- **RECORDS PROVIDED**:

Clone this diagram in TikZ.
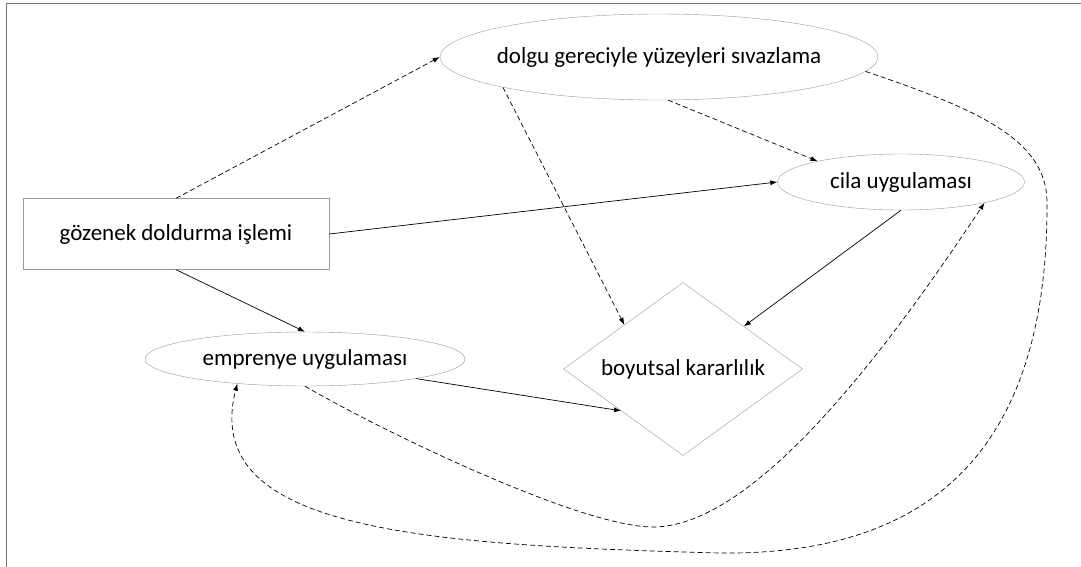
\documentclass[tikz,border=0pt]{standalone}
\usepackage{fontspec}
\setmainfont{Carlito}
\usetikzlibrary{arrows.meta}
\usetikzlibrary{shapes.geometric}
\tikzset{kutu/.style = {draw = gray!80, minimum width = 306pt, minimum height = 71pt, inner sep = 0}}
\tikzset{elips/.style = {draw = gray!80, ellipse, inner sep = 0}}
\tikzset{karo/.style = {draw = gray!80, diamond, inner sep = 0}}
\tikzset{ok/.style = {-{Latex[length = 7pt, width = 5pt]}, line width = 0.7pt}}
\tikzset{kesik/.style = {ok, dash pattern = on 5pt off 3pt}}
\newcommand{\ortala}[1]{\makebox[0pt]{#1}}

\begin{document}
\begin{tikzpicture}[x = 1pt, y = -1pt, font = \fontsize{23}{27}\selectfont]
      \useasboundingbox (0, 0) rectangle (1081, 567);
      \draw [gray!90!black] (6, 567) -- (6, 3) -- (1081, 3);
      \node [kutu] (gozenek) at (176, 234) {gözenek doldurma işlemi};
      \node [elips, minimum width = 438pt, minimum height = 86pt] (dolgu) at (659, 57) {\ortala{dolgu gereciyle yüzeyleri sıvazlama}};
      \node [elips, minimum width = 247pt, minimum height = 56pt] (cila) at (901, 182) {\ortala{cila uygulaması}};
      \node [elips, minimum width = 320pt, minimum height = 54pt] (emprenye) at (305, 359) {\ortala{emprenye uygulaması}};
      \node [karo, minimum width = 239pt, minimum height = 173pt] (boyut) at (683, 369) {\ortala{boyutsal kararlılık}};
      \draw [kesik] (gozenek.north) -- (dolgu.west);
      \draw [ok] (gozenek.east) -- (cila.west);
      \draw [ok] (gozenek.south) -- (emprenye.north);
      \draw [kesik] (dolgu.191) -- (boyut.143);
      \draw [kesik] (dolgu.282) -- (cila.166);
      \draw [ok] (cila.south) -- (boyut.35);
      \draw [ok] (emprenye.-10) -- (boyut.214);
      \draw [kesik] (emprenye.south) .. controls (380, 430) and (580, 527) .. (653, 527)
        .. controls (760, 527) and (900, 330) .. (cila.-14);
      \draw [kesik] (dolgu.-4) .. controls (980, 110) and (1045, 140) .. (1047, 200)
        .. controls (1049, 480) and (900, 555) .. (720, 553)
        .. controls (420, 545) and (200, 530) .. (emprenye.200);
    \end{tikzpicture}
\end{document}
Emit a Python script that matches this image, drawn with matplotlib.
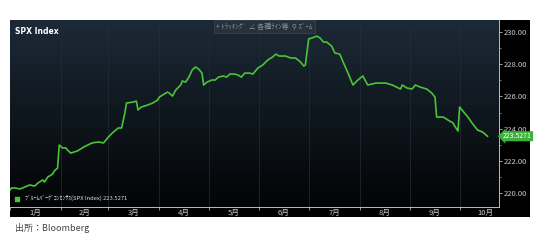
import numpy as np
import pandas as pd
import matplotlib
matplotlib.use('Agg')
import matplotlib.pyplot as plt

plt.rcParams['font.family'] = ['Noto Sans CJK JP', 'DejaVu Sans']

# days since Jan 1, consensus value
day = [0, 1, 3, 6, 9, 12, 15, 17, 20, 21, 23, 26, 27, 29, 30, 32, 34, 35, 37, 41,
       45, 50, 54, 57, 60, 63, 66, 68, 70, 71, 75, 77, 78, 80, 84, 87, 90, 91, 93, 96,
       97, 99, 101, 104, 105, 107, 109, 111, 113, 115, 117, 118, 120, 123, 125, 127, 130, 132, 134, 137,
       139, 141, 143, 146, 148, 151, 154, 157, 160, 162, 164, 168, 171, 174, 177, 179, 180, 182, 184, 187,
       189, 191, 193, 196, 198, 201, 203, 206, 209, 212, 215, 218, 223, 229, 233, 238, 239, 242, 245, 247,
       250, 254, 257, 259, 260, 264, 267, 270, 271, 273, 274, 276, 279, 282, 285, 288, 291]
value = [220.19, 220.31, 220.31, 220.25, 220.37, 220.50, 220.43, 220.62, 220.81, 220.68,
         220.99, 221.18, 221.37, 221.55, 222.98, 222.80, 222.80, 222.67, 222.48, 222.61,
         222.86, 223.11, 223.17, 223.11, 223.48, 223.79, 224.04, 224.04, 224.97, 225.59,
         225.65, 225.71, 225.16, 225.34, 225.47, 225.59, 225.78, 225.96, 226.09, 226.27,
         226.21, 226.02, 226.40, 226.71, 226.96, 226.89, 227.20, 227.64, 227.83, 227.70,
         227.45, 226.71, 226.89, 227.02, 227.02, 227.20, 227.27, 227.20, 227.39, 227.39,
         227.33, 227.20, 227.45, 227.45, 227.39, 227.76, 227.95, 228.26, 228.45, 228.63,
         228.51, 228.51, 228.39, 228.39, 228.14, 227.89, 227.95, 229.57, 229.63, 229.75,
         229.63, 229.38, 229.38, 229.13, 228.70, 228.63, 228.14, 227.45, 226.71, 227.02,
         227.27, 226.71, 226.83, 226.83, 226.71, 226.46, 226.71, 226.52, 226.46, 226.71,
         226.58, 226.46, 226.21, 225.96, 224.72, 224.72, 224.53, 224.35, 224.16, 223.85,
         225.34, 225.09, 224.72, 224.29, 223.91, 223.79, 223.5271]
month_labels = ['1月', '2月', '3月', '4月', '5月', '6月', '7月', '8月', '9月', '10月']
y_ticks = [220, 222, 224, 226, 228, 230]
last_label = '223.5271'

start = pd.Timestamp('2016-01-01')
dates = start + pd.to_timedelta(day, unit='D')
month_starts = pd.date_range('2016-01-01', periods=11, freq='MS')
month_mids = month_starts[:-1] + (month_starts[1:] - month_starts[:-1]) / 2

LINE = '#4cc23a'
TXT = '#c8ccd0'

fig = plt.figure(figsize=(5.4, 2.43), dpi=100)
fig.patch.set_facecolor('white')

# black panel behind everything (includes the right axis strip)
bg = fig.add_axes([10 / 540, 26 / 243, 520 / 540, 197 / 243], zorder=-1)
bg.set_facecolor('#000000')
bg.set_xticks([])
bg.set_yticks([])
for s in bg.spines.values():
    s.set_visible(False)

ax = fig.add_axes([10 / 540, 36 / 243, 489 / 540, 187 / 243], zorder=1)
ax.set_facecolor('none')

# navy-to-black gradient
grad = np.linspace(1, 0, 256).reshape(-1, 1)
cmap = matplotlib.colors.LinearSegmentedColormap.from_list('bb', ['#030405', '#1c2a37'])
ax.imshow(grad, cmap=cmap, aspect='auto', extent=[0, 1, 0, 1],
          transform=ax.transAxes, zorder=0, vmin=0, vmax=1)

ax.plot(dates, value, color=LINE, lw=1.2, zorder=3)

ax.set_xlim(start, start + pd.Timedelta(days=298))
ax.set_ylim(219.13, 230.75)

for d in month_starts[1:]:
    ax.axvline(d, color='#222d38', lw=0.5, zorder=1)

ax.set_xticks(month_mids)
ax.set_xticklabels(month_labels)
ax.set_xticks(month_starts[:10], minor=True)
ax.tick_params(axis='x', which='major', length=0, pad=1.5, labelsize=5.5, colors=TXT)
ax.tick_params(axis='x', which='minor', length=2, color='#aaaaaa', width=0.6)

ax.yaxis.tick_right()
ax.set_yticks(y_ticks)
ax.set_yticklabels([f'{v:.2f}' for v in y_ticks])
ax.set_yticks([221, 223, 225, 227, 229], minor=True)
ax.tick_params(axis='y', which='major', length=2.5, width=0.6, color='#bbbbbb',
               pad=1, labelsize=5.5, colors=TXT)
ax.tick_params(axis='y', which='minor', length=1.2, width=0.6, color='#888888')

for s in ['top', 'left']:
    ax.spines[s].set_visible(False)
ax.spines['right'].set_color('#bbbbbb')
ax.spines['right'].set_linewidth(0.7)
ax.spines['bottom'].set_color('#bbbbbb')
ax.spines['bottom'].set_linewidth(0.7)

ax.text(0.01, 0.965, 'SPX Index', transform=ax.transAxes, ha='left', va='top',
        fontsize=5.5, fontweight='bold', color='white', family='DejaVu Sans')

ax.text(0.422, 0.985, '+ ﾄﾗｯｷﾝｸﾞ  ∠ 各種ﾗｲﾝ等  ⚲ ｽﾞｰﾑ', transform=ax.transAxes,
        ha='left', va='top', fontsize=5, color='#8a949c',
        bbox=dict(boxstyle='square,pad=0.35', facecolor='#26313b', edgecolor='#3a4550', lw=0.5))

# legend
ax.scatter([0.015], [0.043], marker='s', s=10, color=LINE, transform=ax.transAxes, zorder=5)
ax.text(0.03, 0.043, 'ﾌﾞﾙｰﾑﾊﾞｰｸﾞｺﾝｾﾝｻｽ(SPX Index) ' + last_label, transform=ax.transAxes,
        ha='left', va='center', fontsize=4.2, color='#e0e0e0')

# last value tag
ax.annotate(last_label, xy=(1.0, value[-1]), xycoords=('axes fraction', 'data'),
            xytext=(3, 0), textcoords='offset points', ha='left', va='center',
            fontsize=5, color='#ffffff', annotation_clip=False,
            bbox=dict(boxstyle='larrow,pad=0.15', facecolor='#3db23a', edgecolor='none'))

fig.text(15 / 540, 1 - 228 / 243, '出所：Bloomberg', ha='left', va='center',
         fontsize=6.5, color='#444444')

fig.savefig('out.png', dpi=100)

- **DIRECTIONS**: From the line with "Emit a Python" to the line with "plt.rcParams['font.family'] = ['Noto", set down those lines word for word and only those, counting both ends. Pictures stay out of the copy.

- **EXERCISE RESPONSE**:
Emit a Python script that matches this image, drawn with matplotlib.
import numpy as np
import pandas as pd
import matplotlib
matplotlib.use('Agg')
import matplotlib.pyplot as plt

plt.rcParams['font.family'] = ['Noto Sans CJK JP', 'DejaVu Sans']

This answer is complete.